# Info on Arabian Ranches



## Spurdog (May 9, 2008)

Looking for info on AR. I've been looking at the Gazelle development or the Alma Townhouse as a possible place to relocate to. Can someone give me any pointers at which one maybe the best and why. I'm looking at a 3 B/R Villa. I know it is only 20-30 minutes from my place of work so distance shouldn't be a major problem (I hope). Looking on the www I should be able to get a property for 200,000 - 220,000 is this a fair reflection of what the properties are going for. PS: I like a bit of a garden
Any help very much appreciated.
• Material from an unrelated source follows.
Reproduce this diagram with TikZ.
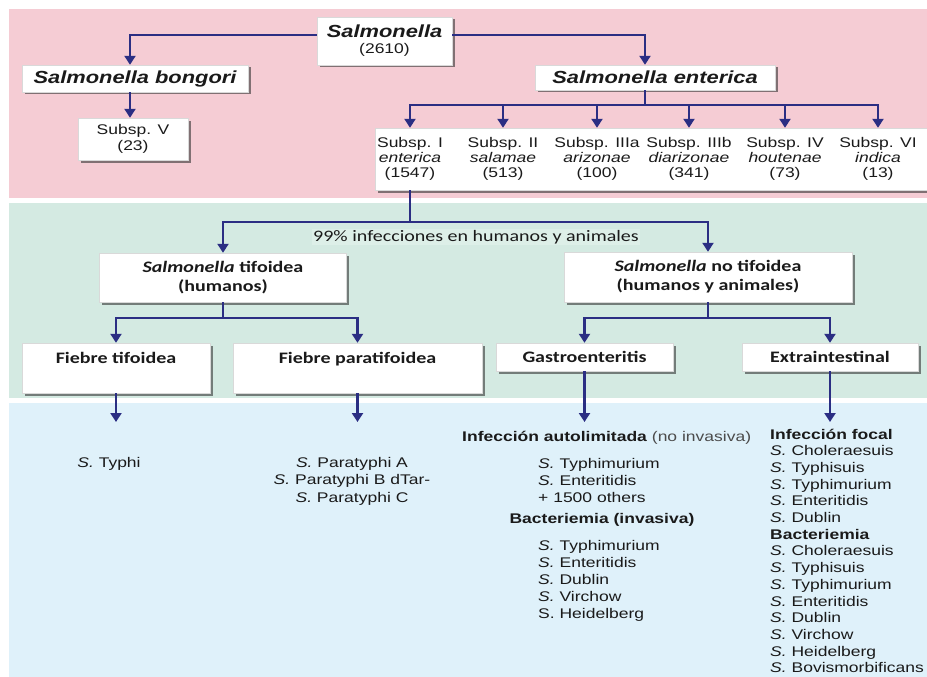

Out in 10 days time for a look round.
Thanks: Spur


----------



## Spurdog (May 9, 2008)

Any help on this one guys.


----------



## Ogri750 (Feb 14, 2008)

Well, I'm moving there next week, so may be able to give you some info then.

There is the Jumeirah English Speaking School right at the entrance, there is a little shopping complex too, with things like Burger King, Pizza Hut, opticians, bookshop, pharmacy, supermarket, mobile phone shop, Lloyds TSB etc


----------



## Spurdog (May 9, 2008)

Thanks OG
I fly in on the 10th for 5 days for a look round. AR is one of the places I intend looking at so if you have any info that might be of assistance it would be appreciated. Have you been out before to look at AR or are you going in 'blind'. What scheme would you recomend.


----------



## Iron Horse (Apr 10, 2008)

Not trying to throw rain on your sunny day, but I've heard that some people just got in other parts of AR and they were lucky to do so because places are difficult to obtain. Price wise you might be cutting it close. Get things locked in quickly if you can.


----------



## Ogri750 (Feb 14, 2008)

I met the real estate agent out there, but I had had a look (so to speak) over the web.

I'm moving into Alreem 2, and somehow managed to get a furnished place.


----------